## Data for processing
=====

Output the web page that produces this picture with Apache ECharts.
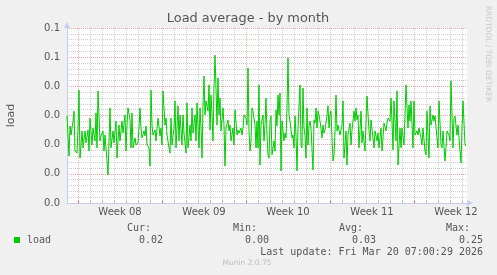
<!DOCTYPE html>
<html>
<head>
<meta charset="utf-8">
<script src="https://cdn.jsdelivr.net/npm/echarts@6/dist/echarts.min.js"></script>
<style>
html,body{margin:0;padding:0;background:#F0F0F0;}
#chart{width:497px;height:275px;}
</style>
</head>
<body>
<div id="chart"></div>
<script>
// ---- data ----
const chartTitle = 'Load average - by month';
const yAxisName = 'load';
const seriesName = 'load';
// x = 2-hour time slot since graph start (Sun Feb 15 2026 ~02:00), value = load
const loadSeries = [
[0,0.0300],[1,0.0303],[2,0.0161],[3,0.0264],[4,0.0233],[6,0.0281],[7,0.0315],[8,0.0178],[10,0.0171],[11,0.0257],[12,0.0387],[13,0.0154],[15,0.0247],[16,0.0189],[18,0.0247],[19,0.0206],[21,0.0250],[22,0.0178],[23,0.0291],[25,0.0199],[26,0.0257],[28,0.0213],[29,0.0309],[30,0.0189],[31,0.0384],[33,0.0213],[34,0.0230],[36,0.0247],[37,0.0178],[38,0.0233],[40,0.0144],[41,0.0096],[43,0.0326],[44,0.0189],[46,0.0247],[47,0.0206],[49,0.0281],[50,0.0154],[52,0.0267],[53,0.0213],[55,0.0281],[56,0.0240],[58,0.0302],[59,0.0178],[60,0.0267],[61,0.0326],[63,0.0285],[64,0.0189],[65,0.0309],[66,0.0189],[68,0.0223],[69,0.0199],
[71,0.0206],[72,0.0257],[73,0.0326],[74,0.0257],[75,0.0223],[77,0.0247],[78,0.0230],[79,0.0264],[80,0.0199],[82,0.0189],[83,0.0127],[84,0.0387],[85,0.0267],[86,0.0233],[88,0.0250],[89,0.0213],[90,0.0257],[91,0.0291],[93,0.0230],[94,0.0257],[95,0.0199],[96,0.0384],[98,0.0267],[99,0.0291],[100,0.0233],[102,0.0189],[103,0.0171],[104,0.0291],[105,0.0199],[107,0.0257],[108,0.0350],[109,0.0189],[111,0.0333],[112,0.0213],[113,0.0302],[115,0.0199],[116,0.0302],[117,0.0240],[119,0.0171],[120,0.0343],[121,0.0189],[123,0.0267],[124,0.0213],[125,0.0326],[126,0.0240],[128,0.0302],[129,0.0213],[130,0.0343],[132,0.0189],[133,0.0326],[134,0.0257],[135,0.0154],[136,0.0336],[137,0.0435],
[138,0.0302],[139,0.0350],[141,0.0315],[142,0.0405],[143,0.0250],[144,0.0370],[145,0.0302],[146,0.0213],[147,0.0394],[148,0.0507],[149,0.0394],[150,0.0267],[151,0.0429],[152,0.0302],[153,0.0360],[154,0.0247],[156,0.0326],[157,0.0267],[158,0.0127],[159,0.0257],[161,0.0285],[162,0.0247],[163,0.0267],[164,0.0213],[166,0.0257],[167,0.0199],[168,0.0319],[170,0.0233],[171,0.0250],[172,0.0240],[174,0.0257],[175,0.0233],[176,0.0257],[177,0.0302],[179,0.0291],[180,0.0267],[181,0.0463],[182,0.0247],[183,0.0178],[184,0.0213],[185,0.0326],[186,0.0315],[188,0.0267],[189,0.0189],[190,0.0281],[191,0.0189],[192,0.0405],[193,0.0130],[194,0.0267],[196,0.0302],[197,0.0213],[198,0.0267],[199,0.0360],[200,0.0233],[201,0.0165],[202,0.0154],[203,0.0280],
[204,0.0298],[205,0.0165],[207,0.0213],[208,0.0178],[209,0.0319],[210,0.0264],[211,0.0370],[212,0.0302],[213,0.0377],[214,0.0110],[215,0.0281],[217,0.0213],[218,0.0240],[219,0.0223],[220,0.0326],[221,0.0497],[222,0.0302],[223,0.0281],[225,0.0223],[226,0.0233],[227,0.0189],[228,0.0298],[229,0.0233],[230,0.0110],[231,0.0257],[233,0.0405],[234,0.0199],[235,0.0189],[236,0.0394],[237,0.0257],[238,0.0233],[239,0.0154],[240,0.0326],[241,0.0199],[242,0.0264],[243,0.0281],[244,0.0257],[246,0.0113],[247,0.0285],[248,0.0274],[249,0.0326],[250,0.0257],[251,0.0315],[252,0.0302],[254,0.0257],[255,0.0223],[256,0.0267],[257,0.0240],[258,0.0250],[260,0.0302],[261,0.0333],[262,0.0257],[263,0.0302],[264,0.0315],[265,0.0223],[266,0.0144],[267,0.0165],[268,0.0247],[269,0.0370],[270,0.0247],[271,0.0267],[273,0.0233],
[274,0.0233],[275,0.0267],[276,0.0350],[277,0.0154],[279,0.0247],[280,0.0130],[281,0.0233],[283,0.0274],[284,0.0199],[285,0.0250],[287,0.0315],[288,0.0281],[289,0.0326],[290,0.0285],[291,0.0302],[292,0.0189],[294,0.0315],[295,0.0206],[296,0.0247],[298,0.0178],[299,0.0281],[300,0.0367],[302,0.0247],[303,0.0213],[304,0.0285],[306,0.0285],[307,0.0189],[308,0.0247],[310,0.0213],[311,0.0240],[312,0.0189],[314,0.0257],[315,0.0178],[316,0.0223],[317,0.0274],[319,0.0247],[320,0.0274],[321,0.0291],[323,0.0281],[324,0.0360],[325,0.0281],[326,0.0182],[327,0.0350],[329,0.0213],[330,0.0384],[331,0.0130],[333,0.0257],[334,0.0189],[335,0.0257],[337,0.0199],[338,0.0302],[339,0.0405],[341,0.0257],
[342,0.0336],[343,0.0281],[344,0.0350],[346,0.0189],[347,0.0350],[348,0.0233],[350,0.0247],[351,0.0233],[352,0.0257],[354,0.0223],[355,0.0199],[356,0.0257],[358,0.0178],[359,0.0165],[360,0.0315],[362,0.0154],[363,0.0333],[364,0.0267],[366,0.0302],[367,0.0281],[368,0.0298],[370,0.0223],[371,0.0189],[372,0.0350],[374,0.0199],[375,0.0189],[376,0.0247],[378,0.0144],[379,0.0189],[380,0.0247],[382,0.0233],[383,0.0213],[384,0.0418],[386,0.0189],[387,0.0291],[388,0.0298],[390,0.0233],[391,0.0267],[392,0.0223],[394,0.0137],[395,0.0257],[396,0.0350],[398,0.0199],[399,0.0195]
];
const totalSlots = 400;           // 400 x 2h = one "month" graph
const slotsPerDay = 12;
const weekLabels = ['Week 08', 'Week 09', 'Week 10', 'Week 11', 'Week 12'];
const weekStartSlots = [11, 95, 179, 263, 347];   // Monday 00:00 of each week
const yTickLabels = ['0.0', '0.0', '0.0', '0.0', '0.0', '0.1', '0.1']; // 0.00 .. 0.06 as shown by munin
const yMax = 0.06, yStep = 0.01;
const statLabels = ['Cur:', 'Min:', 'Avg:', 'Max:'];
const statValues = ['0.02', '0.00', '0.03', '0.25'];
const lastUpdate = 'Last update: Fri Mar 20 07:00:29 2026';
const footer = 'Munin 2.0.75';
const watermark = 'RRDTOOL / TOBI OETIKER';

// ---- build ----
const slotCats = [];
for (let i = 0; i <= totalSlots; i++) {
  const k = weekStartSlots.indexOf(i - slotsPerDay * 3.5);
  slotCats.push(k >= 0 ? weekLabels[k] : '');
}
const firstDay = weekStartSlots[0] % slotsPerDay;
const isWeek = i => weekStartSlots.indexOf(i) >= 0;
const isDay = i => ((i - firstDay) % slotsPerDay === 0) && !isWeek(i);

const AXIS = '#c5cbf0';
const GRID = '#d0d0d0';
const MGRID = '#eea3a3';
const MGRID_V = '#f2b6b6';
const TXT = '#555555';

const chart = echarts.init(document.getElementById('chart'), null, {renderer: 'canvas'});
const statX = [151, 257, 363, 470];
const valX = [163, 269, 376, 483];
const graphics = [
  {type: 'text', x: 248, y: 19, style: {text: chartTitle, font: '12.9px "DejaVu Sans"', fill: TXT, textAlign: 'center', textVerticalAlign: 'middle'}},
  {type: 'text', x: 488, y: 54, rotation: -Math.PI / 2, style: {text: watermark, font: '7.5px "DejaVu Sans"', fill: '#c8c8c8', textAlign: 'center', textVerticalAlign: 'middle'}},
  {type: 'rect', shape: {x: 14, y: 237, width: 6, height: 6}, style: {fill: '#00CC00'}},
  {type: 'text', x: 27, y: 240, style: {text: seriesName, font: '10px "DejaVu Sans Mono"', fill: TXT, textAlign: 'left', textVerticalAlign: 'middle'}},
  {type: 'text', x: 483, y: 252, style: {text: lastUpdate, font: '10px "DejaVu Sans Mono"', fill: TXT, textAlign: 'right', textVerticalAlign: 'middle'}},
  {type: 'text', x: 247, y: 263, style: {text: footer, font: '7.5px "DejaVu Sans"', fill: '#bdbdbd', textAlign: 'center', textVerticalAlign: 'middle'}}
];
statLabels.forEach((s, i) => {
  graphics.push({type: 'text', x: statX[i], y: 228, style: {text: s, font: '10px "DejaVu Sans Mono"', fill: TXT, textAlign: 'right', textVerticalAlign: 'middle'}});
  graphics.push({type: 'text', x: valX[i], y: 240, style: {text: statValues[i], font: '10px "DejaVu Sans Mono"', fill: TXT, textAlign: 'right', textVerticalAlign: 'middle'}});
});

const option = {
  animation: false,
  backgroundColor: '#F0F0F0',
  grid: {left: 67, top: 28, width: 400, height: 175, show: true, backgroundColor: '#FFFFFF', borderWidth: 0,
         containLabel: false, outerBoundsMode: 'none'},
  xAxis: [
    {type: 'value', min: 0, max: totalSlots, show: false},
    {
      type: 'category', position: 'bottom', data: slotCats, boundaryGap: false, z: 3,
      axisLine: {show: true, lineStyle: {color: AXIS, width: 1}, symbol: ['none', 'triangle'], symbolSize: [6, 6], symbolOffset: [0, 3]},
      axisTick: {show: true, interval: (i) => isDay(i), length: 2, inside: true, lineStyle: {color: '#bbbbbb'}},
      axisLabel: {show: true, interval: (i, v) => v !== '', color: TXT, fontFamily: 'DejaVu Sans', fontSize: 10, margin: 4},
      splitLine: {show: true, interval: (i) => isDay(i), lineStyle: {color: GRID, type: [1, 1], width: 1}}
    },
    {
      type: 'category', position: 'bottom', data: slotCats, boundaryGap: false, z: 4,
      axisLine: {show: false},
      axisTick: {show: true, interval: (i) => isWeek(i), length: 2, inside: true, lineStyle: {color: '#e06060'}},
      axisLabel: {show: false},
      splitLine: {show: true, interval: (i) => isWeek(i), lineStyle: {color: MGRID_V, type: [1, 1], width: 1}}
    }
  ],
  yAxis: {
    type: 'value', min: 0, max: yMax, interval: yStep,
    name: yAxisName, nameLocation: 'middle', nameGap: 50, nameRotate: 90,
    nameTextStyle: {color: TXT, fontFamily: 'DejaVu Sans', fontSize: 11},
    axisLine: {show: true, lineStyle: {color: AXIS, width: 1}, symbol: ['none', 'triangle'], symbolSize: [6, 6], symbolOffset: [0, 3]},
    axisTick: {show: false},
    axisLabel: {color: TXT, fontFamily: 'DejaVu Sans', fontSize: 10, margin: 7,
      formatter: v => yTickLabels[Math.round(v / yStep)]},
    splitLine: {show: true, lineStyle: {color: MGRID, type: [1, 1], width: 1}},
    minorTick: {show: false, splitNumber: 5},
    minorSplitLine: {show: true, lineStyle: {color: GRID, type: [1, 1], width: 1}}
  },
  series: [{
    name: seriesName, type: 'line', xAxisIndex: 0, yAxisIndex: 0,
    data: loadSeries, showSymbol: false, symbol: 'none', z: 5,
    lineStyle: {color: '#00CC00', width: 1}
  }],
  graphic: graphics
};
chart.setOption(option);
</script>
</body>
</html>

=====

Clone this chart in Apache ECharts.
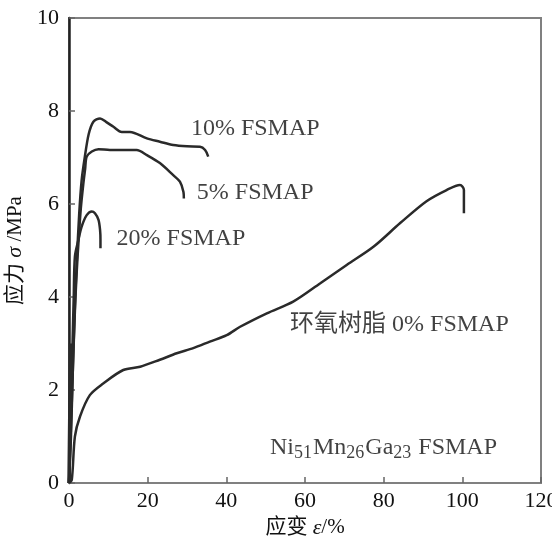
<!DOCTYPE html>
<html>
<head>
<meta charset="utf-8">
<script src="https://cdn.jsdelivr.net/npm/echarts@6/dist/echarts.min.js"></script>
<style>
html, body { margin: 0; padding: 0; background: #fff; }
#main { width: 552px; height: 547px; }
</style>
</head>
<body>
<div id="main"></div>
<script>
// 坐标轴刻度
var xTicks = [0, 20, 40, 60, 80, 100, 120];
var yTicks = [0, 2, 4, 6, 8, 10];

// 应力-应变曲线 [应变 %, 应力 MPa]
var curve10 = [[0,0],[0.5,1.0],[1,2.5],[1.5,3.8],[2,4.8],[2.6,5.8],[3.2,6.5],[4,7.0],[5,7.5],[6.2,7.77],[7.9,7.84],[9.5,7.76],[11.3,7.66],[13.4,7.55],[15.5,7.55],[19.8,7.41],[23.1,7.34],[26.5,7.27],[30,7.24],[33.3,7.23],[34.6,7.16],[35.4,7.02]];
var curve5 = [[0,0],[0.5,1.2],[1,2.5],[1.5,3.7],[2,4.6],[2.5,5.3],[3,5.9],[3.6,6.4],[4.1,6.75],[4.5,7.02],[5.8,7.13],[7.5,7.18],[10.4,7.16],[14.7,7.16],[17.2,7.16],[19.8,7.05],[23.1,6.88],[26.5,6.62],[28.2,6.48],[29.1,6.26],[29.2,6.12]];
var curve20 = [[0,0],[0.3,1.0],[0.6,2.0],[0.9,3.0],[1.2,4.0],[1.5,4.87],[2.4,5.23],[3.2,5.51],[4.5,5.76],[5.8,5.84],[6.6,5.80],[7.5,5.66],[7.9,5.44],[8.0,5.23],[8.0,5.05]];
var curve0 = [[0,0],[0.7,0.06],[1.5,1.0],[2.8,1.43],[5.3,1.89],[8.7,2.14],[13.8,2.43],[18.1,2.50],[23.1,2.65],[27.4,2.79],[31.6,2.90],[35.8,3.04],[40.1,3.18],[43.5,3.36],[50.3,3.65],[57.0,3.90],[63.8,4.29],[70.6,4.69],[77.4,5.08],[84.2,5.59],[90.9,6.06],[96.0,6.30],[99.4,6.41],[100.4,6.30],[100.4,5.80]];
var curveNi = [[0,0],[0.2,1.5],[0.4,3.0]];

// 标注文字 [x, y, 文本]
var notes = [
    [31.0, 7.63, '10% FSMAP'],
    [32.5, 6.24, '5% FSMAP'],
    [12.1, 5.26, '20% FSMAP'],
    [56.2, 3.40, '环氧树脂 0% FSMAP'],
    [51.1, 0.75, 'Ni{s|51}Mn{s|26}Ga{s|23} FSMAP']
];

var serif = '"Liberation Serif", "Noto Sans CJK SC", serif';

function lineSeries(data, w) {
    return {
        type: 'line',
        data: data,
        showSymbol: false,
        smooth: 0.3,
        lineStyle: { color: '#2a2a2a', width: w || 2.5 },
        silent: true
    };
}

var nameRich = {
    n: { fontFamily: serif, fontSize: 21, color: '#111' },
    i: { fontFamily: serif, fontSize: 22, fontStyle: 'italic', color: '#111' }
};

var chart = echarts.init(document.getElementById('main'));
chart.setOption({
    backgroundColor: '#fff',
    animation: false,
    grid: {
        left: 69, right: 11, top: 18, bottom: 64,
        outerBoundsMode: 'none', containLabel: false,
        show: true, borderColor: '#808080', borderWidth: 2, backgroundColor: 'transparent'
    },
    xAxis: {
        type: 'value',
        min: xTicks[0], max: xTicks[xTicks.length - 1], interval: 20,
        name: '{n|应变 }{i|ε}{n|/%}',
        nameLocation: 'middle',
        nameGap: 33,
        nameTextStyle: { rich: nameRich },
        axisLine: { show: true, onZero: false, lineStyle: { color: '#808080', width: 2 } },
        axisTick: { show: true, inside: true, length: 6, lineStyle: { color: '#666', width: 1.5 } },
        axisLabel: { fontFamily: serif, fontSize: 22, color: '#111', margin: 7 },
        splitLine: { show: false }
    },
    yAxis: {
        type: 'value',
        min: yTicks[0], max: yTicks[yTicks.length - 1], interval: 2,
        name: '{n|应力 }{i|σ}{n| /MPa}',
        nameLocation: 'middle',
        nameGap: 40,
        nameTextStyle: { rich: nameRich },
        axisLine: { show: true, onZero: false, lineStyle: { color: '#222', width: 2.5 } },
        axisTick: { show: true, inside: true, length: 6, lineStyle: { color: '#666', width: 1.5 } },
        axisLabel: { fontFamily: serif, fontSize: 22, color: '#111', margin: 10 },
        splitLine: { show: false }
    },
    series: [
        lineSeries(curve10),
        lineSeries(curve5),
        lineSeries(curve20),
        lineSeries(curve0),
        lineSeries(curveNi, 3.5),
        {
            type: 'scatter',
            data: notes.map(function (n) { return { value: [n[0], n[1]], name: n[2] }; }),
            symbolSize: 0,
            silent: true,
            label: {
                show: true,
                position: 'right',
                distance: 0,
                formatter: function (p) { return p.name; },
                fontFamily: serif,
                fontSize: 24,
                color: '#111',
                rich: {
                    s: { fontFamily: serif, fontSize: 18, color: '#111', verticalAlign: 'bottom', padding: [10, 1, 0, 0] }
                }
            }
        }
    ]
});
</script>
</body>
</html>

=====

## Set task
Of the lines above, copy only those from the one holding "Clone this chart in Apache ECharts." to the one holding "var yTicks = [0, 2, 4, 6, 8, 10];", both included, and exclude every image.

## Completed exercise
Clone this chart in Apache ECharts.
<!DOCTYPE html>
<html>
<head>
<meta charset="utf-8">
<script src="https://cdn.jsdelivr.net/npm/echarts@6/dist/echarts.min.js"></script>
<style>
html, body { margin: 0; padding: 0; background: #fff; }
#main { width: 552px; height: 547px; }
</style>
</head>
<body>
<div id="main"></div>
<script>
// 坐标轴刻度
var xTicks = [0, 20, 40, 60, 80, 100, 120];
var yTicks = [0, 2, 4, 6, 8, 10];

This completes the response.